▸ **Job**: Leave out all pictures. Return exactly the lines from the top of the material through the line containing "import numpy as np".
————
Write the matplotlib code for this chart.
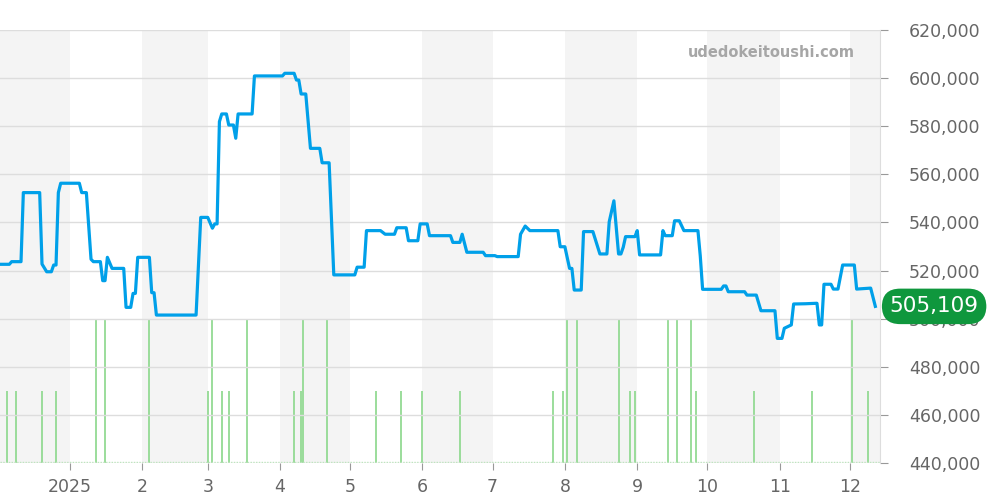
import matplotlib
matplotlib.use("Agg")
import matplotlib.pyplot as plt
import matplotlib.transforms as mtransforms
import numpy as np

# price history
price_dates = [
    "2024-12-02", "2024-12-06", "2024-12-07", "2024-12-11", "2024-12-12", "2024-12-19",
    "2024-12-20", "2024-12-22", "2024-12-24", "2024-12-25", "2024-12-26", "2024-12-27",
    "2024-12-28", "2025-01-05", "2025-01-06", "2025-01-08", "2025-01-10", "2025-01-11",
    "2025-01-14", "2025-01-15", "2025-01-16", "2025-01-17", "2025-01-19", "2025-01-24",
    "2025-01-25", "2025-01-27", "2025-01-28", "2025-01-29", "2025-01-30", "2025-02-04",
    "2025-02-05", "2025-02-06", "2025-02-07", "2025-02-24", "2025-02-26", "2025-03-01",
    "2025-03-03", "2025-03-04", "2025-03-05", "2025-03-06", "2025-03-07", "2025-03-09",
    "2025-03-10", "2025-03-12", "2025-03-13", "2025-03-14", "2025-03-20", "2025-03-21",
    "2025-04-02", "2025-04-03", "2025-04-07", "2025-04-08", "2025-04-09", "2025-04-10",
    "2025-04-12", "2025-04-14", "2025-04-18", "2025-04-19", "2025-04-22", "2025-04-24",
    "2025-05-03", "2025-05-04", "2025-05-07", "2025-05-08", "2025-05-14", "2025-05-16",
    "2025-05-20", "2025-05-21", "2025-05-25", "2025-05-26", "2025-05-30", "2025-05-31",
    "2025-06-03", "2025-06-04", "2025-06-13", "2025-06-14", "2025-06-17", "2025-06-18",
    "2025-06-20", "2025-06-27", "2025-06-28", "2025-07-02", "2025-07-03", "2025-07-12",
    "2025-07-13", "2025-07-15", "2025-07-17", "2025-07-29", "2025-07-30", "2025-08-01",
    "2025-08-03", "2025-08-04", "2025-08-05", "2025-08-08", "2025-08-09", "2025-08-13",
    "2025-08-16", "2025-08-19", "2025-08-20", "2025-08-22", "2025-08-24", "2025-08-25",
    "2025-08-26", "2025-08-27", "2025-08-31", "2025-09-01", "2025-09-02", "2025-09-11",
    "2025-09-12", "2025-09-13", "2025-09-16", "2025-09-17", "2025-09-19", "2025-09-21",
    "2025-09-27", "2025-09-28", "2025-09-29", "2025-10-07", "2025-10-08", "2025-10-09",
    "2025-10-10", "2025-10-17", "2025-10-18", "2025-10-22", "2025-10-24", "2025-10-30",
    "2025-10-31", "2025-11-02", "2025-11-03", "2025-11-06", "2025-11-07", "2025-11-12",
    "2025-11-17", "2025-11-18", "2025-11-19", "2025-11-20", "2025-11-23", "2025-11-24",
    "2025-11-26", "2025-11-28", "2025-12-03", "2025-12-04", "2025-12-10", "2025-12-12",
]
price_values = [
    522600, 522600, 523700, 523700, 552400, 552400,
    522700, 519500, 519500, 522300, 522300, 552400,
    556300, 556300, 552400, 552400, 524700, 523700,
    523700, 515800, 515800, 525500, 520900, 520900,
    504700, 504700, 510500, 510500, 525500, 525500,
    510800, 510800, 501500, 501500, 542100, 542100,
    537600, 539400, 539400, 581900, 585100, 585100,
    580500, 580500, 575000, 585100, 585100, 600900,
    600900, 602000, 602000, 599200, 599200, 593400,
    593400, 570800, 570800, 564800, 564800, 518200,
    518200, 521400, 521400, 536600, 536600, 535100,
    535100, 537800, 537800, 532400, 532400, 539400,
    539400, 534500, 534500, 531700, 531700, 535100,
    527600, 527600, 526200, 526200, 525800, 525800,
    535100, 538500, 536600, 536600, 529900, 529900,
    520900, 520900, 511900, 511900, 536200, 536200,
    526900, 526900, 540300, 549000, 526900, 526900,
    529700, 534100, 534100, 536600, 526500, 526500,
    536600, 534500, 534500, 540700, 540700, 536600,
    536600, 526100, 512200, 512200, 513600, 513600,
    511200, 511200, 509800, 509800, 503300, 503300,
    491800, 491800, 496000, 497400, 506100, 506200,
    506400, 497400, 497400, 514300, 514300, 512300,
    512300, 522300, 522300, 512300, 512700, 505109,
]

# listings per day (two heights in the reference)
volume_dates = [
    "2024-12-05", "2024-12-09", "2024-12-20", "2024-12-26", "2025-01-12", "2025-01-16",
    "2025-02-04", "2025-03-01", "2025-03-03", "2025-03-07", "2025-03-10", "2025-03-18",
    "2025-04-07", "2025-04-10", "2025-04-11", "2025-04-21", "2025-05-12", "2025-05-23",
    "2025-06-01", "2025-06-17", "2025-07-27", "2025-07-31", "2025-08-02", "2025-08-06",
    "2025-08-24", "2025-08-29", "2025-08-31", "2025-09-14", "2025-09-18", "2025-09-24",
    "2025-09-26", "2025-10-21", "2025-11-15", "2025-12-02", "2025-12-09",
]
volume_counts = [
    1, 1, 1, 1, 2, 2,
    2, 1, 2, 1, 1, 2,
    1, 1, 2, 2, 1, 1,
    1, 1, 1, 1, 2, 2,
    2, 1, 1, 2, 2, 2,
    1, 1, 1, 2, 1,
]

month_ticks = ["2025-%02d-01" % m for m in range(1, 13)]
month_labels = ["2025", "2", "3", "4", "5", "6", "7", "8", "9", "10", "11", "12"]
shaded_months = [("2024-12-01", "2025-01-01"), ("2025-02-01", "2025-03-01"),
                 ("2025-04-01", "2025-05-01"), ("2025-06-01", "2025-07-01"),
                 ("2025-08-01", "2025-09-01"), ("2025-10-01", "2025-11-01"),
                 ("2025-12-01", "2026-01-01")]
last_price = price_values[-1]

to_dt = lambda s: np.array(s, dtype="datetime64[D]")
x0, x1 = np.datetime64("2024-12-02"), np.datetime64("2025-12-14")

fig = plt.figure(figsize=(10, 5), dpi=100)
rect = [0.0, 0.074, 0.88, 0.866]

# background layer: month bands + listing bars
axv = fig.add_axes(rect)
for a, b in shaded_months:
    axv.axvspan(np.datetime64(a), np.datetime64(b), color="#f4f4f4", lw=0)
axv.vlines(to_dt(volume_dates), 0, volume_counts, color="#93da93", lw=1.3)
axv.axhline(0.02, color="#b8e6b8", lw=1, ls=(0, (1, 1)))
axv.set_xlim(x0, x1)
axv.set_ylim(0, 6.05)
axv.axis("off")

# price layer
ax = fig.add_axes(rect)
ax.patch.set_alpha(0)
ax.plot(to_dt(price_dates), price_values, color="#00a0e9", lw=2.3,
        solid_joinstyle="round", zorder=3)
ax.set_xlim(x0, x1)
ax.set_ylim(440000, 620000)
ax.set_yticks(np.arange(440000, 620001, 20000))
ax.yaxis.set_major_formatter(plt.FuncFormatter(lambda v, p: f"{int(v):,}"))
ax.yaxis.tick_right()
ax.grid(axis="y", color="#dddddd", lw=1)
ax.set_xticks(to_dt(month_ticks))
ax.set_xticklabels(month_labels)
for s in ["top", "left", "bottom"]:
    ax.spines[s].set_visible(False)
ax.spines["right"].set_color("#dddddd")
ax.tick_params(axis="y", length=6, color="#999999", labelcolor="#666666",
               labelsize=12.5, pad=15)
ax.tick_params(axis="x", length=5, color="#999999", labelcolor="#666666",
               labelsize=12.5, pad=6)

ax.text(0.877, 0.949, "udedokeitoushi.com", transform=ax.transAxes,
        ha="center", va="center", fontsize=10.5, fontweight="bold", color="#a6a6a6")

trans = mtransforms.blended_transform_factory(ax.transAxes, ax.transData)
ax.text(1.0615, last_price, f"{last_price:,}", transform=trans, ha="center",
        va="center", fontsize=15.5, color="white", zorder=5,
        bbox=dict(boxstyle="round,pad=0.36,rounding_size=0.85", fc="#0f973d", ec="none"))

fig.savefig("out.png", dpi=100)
————
▸ **Final result**:
Write the matplotlib code for this chart.
import matplotlib
matplotlib.use("Agg")
import matplotlib.pyplot as plt
import matplotlib.transforms as mtransforms
import numpy as np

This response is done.